I'll go to the graphs to show you what the real story is in a moment, but let me also note a second important problem with the Zero Hedge graph. The graph shows prices from the Census Bureau's monthly report of median prices of new single family homes. Note two things: this does not include multifamily dwellings, and it does not include sales of existing homes.

The number of new homes sold in any period of time is much, much smaller than that for existing homes. For example, in April 2013, the last month reported, new single family homes were sold at a rate of 454,000 a year. But existing home sales as reported by the NAR came in at a rate of 4,970,000 a year, or more than 10 times that of new homes! Literally the entire "housing bubble" is actually claimed to be in less than 10% of the market!

So now let's see what is really happening. In this first graph, I have shown the median price for new houses in blue, and the Case Shiller Housing Index which includes existing home sales in red, both normed to 100 in 1987. Both of these are nominal prices:



Note that existing homes were in a much bigger bubble than new single family homes, and fell much further during the bust.

Next, let's adjust each for inflation, using the consumer price index:



The relationship between the two series is the same, but note that, for example real prices for existing homes doubled in real terms rather than going up 3.6x in nominal terms.

Now let's add a line (green) showing real disposable personal income, also normed to 100 in 1987:



Note that real disposable personal income actually increased more than either real existing home prices or new home prices at all times except briefly during the late 1980's and again during the bubble in existing home prices.

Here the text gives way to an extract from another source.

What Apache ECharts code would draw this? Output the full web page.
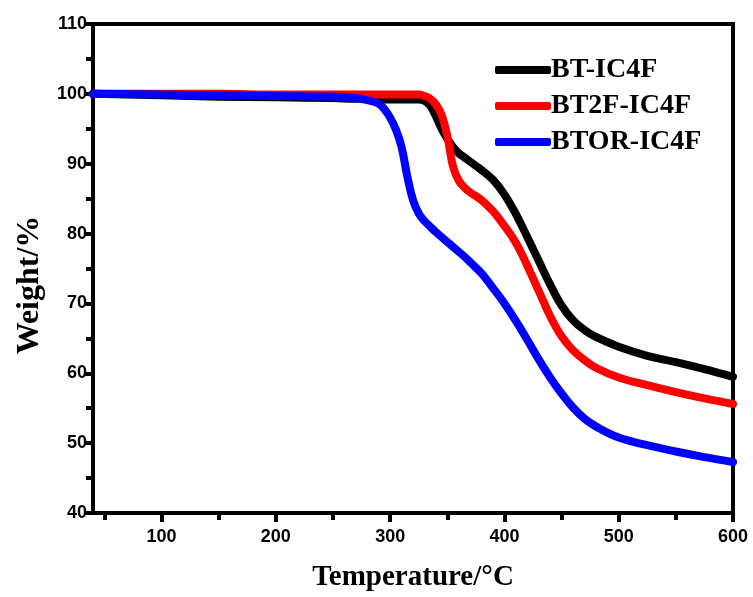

So now let's make the intellectually honest graphs. First, here's the graphcomparing real new home prices divided by real disposable pesonal income (blue) and real existing home prices divided by real disposable personal income (red):



And finally,just so you don't think I'm pulling a stunt with the inflation adjustment, here's a graph of the same thing using nominal prices and income without any Inflation adjustment:




Do those little upturns beginning in 2012 look like a bubble to you? If not, we're not in a new housing bubble and Zero Hedge and their acolyte Doomers are wrong < sigh > Again.